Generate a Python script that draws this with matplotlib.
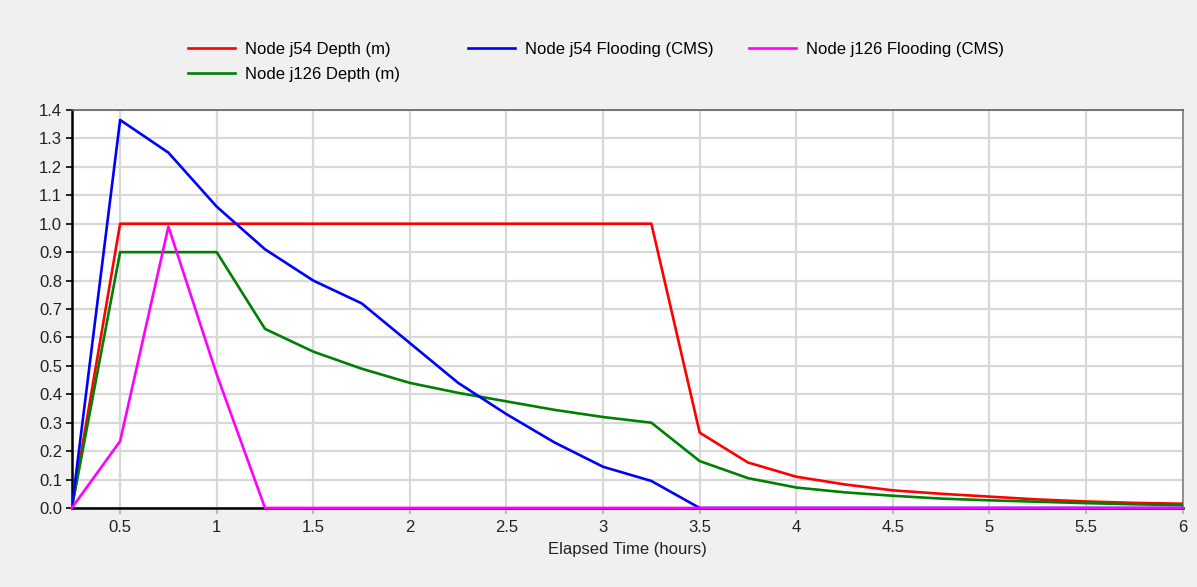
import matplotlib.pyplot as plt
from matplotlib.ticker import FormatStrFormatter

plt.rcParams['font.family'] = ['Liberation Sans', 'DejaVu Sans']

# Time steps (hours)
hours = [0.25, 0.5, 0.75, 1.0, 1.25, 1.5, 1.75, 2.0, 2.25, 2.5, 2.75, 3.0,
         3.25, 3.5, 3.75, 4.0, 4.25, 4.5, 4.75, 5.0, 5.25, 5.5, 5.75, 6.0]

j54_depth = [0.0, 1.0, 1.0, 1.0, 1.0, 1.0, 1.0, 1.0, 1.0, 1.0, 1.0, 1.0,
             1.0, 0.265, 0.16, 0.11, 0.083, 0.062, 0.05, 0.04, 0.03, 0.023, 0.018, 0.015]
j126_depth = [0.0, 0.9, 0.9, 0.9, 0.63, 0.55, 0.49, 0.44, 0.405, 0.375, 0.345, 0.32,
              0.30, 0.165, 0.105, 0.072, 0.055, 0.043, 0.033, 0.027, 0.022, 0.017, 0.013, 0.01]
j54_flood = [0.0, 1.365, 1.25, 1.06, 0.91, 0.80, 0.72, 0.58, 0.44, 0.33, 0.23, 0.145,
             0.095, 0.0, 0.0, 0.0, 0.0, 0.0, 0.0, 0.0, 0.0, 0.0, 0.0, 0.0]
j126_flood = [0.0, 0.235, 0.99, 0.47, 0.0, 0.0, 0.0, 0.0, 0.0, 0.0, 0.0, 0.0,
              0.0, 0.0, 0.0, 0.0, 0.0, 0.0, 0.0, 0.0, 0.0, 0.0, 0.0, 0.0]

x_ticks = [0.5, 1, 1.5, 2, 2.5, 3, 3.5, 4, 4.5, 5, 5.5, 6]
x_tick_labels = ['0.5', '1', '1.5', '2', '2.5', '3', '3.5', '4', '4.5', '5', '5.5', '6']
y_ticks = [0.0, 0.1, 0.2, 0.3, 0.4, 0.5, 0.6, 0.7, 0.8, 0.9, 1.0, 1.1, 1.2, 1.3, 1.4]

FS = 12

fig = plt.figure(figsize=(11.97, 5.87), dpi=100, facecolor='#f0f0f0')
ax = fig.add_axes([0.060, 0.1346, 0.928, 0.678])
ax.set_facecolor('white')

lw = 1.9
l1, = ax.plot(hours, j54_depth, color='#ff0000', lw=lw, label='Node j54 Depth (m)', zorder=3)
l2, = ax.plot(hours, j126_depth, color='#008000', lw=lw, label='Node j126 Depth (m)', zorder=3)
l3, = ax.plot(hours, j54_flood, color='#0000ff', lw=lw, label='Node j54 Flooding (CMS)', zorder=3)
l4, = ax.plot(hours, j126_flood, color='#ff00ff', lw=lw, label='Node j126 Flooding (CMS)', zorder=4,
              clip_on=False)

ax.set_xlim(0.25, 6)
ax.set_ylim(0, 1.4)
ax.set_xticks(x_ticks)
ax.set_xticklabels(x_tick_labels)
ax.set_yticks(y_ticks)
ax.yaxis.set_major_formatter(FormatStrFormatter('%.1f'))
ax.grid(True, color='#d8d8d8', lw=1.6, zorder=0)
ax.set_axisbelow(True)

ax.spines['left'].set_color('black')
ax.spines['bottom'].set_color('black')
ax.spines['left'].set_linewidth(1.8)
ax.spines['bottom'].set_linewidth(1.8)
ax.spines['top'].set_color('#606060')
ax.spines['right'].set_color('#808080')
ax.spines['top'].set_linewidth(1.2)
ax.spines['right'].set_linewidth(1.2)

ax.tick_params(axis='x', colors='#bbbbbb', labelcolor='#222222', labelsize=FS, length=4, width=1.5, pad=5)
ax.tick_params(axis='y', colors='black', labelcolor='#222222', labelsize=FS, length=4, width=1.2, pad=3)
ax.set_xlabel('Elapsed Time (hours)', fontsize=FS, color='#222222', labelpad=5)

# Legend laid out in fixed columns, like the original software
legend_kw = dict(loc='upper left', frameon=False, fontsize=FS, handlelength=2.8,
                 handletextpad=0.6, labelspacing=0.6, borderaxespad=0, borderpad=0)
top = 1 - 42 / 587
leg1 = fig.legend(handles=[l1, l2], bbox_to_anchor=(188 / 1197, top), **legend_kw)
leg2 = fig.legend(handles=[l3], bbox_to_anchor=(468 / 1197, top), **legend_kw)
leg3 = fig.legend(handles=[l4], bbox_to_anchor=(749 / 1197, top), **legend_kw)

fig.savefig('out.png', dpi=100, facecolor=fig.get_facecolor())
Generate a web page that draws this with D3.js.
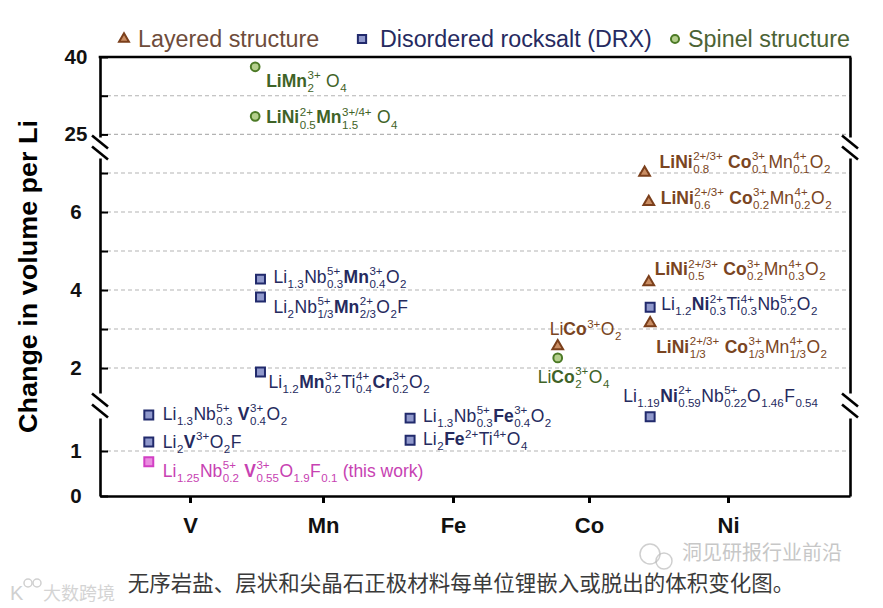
________
Output the records above as they stand, from the first line to the line with "clip_on=False)", inclusive, and exclude the pictures.

Generate a Python script that draws this with matplotlib.
import matplotlib.pyplot as plt
from matplotlib.ticker import FormatStrFormatter

plt.rcParams['font.family'] = ['Liberation Sans', 'DejaVu Sans']

# Time steps (hours)
hours = [0.25, 0.5, 0.75, 1.0, 1.25, 1.5, 1.75, 2.0, 2.25, 2.5, 2.75, 3.0,
         3.25, 3.5, 3.75, 4.0, 4.25, 4.5, 4.75, 5.0, 5.25, 5.5, 5.75, 6.0]

j54_depth = [0.0, 1.0, 1.0, 1.0, 1.0, 1.0, 1.0, 1.0, 1.0, 1.0, 1.0, 1.0,
             1.0, 0.265, 0.16, 0.11, 0.083, 0.062, 0.05, 0.04, 0.03, 0.023, 0.018, 0.015]
j126_depth = [0.0, 0.9, 0.9, 0.9, 0.63, 0.55, 0.49, 0.44, 0.405, 0.375, 0.345, 0.32,
              0.30, 0.165, 0.105, 0.072, 0.055, 0.043, 0.033, 0.027, 0.022, 0.017, 0.013, 0.01]
j54_flood = [0.0, 1.365, 1.25, 1.06, 0.91, 0.80, 0.72, 0.58, 0.44, 0.33, 0.23, 0.145,
             0.095, 0.0, 0.0, 0.0, 0.0, 0.0, 0.0, 0.0, 0.0, 0.0, 0.0, 0.0]
j126_flood = [0.0, 0.235, 0.99, 0.47, 0.0, 0.0, 0.0, 0.0, 0.0, 0.0, 0.0, 0.0,
              0.0, 0.0, 0.0, 0.0, 0.0, 0.0, 0.0, 0.0, 0.0, 0.0, 0.0, 0.0]

x_ticks = [0.5, 1, 1.5, 2, 2.5, 3, 3.5, 4, 4.5, 5, 5.5, 6]
x_tick_labels = ['0.5', '1', '1.5', '2', '2.5', '3', '3.5', '4', '4.5', '5', '5.5', '6']
y_ticks = [0.0, 0.1, 0.2, 0.3, 0.4, 0.5, 0.6, 0.7, 0.8, 0.9, 1.0, 1.1, 1.2, 1.3, 1.4]

FS = 12

fig = plt.figure(figsize=(11.97, 5.87), dpi=100, facecolor='#f0f0f0')
ax = fig.add_axes([0.060, 0.1346, 0.928, 0.678])
ax.set_facecolor('white')

lw = 1.9
l1, = ax.plot(hours, j54_depth, color='#ff0000', lw=lw, label='Node j54 Depth (m)', zorder=3)
l2, = ax.plot(hours, j126_depth, color='#008000', lw=lw, label='Node j126 Depth (m)', zorder=3)
l3, = ax.plot(hours, j54_flood, color='#0000ff', lw=lw, label='Node j54 Flooding (CMS)', zorder=3)
l4, = ax.plot(hours, j126_flood, color='#ff00ff', lw=lw, label='Node j126 Flooding (CMS)', zorder=4,
              clip_on=False)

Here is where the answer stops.